▶ **Task statement**
Copy the data below exactly, omitting any picture it contains.

▶ **Material provided**
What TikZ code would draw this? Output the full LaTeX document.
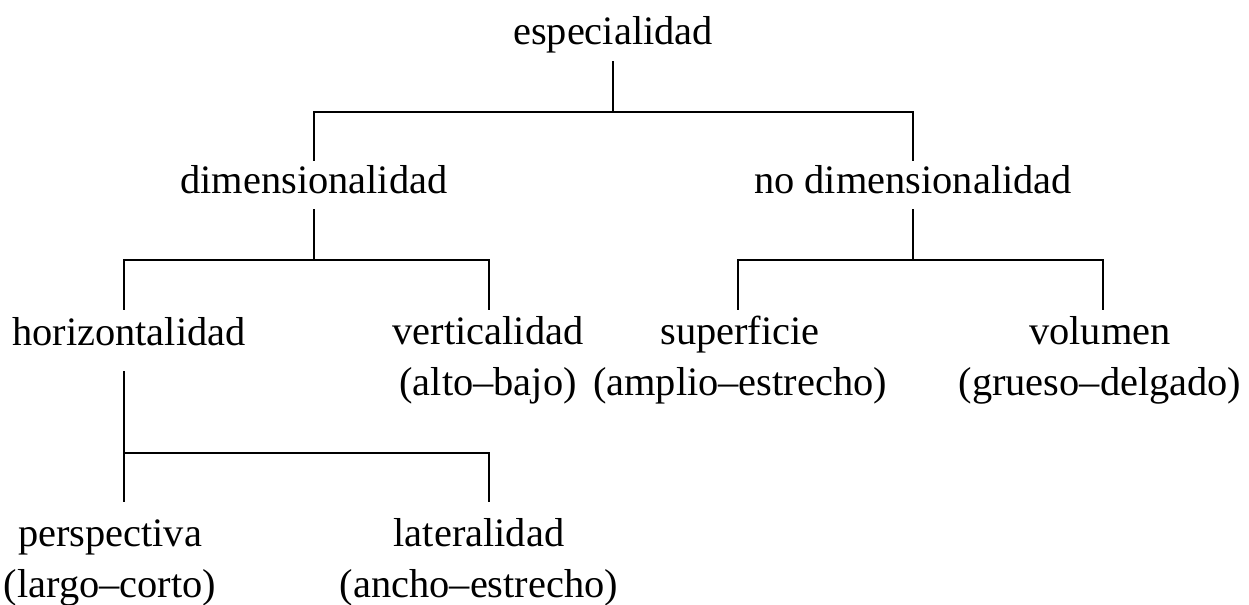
\documentclass[tikz,border=0pt]{standalone}
\usepackage{fontspec}
\setmainfont{Liberation Serif}
\begin{document}
\begin{tikzpicture}[x=0.5pt,y=-0.5pt,
  lbl/.style={anchor=base, align=center, inner sep=0pt, font=\fontsize{20.2}{25.5}\selectfont},
  link/.style={line width=1pt, line cap=rect}]
\useasboundingbox (0,0) rectangle (1249,605);
\node[lbl] (esp) at (613,44.5) {especialidad};
\node[lbl] (dim) at (314,193) {dimensionalidad};
\node[lbl] (nodim) at (913,193) {no dimensionalidad};
\node[lbl] (hor) at (129,345) {horizontalidad};
\node[lbl] (vert) at (488,395) {verticalidad\\(alto–bajo)};
\node[lbl] (sup) at (740,395) {superficie\\(amplio–estrecho)};
\node[lbl] (vol) at (1100,395) {volumen\\(grueso–delgado)};
\node[lbl] (persp) at (110,597) {perspectiva\\(largo–corto)};
\node[lbl] (lat) at (479,597) {lateralidad\\(ancho–estrecho)};
% especialidad
\draw[link] (esp.base |- 0,62) -- (esp.base |- 0,112);
\draw[link] (dim.base |- 0,160) -- (dim.base |- 0,112) -- (nodim.base |- 0,112) -- (nodim.base |- 0,160);
% dimensionalidad
\draw[link] (dim.base |- 0,210) -- (dim.base |- 0,260);
\draw[link] ([xshift=-2.5pt]hor.base |- 0,309) -- ([xshift=-2.5pt]hor.base |- 0,260) -- ([xshift=0.5pt]vert.base |- 0,260) -- ([xshift=0.5pt]vert.base |- 0,309);
% no dimensionalidad
\draw[link] (nodim.base |- 0,210) -- (nodim.base |- 0,260);
\draw[link] ([xshift=-1pt]sup.base |- 0,309) -- ([xshift=-1pt]sup.base |- 0,260) -- ([xshift=1.5pt]vol.base |- 0,260) -- ([xshift=1.5pt]vol.base |- 0,309);
% horizontalidad
\draw[link] ([xshift=-2.5pt]hor.base |- 0,372) -- ([xshift=-2.5pt]hor.base |- 0,453);
\draw[link] ([xshift=7pt]persp.base |- 0,501) -- ([xshift=7pt]persp.base |- 0,453) -- ([xshift=5pt]lat.base |- 0,453) -- ([xshift=5pt]lat.base |- 0,501);
\end{tikzpicture}
\end{document}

▶ **Solution to this exercise**
What TikZ code would draw this? Output the full LaTeX document.
\documentclass[tikz,border=0pt]{standalone}
\usepackage{fontspec}
\setmainfont{Liberation Serif}
\begin{document}
\begin{tikzpicture}[x=0.5pt,y=-0.5pt,
  lbl/.style={anchor=base, align=center, inner sep=0pt, font=\fontsize{20.2}{25.5}\selectfont},
  link/.style={line width=1pt, line cap=rect}]
\useasboundingbox (0,0) rectangle (1249,605);
\node[lbl] (esp) at (613,44.5) {especialidad};
\node[lbl] (dim) at (314,193) {dimensionalidad};
\node[lbl] (nodim) at (913,193) {no dimensionalidad};
\node[lbl] (hor) at (129,345) {horizontalidad};
\node[lbl] (vert) at (488,395) {verticalidad\\(alto–bajo)};
\node[lbl] (sup) at (740,395) {superficie\\(amplio–estrecho)};
\node[lbl] (vol) at (1100,395) {volumen\\(grueso–delgado)};
\node[lbl] (persp) at (110,597) {perspectiva\\(largo–corto)};
\node[lbl] (lat) at (479,597) {lateralidad\\(ancho–estrecho)};
% especialidad
\draw[link] (esp.base |- 0,62) -- (esp.base |- 0,112);
\draw[link] (dim.base |- 0,160) -- (dim.base |- 0,112) -- (nodim.base |- 0,112) -- (nodim.base |- 0,160);
% dimensionalidad
\draw[link] (dim.base |- 0,210) -- (dim.base |- 0,260);
\draw[link] ([xshift=-2.5pt]hor.base |- 0,309) -- ([xshift=-2.5pt]hor.base |- 0,260) -- ([xshift=0.5pt]vert.base |- 0,260) -- ([xshift=0.5pt]vert.base |- 0,309);
% no dimensionalidad
\draw[link] (nodim.base |- 0,210) -- (nodim.base |- 0,260);
\draw[link] ([xshift=-1pt]sup.base |- 0,309) -- ([xshift=-1pt]sup.base |- 0,260) -- ([xshift=1.5pt]vol.base |- 0,260) -- ([xshift=1.5pt]vol.base |- 0,309);
% horizontalidad
\draw[link] ([xshift=-2.5pt]hor.base |- 0,372) -- ([xshift=-2.5pt]hor.base |- 0,453);
\draw[link] ([xshift=7pt]persp.base |- 0,501) -- ([xshift=7pt]persp.base |- 0,453) -- ([xshift=5pt]lat.base |- 0,453) -- ([xshift=5pt]lat.base |- 0,501);
\end{tikzpicture}
\end{document}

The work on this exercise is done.